Per chi avesse voglia, rileggersi il libro della Terragni su questa questione, ancorché discutibile, resta a mio giudizio molto interessante, con l’autocritica sulla sconfessione anche del lato materno, relazionale e di cura tradizionalmente assegnato al femminile.

Ora, non credo sia necessario fare due più due per capire che una delle ragioni fondamentali della fine dell’amore si trovi, al di là delle interessanti considerazioni sociologiche della Illouz, fondamentalmente qui. La differenza sessuale scompare e, sperando di non essere subito impallinato, con essa scompare una delle condizioni fondamentali del desiderio sessuale (almeno eterosessuale). Che non si estingue ma si riduce, perde i suoi connotati drammatici, si prosaicizza, ben oltre i sessi, si contrattualizza, insomma diventa una faccenda di accordo, di consenso, di totale intolleranza al legame esclusivo con tutti i suoi correlati.

In questo New Deal delle relazioni amorose (di cui non sfuggono alle migliori analisi ovviamente i guadagni per un’economia sempre più alla ricerca di un cliente monodimensionale), dove ovviamente salgono le quotazioni del poliamore e scendono quelle della coppia, a me pare che siano tutte le dimensioni intense dell’amore a svanire (con il loro corredo emotivamente carico certo ma non per questo, sempre a mio timidissimo giudizio, meno remunerative): la passione, il “non avere occhi che per”, il desiderio sfrenato, l’erotismo profondo, anche e perfino la voglia di riprodursi (che infatti decresce) e certo poi la gelosia, la mancanza, l’ansia, l’idealizzazione, insomma tutto ciò che da Saffo fino a Radiguet passando per Shakespeare, sembra comunque aver alimentato una delle esperienze più incandescenti del nostro bigio transitare sulla terra.
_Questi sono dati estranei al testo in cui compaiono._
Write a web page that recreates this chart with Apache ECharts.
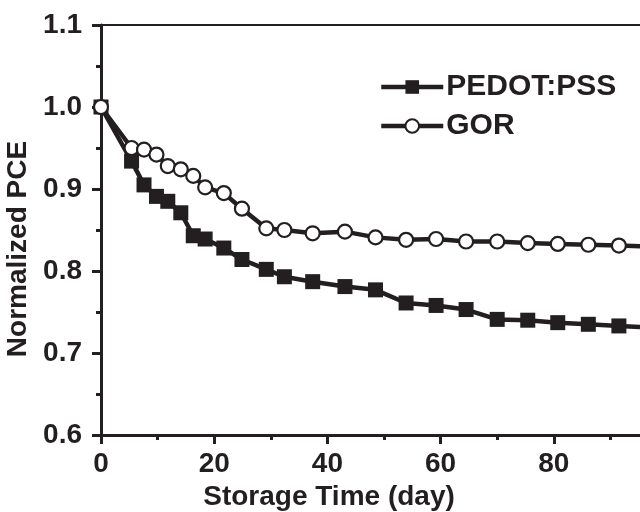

Sarà anche stata una breve stagione, eppure per molti di noi e, pare, anche per la maggior parte della nostra arte, letteratura, cinema, cioè per tutto o quasi il nostro mondo simbolico moderno e non solo, non sembra poi una questione così secondaria, così periferica. E’ qualcosa che personalmente mi atterrisce e la cui evanescenza nelle giovani generazioni e non solo, sembra fare il paio soprattutto con l’individualismo autistico dilagante più che con la conquista di un habitus relazionale più asciutto, plurale e confortevole.
Insomma, per dirla fuori dai denti, mi sembra una perdita devastante della nostra esperienza umana, conquistata a fatica anche in virtù del primo affermarsi di relazioni libere nell’800 e che congedare con tanto bon ton mi sembra solo l’effetto dell’idiozia (etimologica) che ha invaso il mondo anche grazie all’oblio intenzionale di ciò che rappresenta la mascolinità e di ciò che rappresenta la femminilità. Ma questo magari per un prossimo capitolo.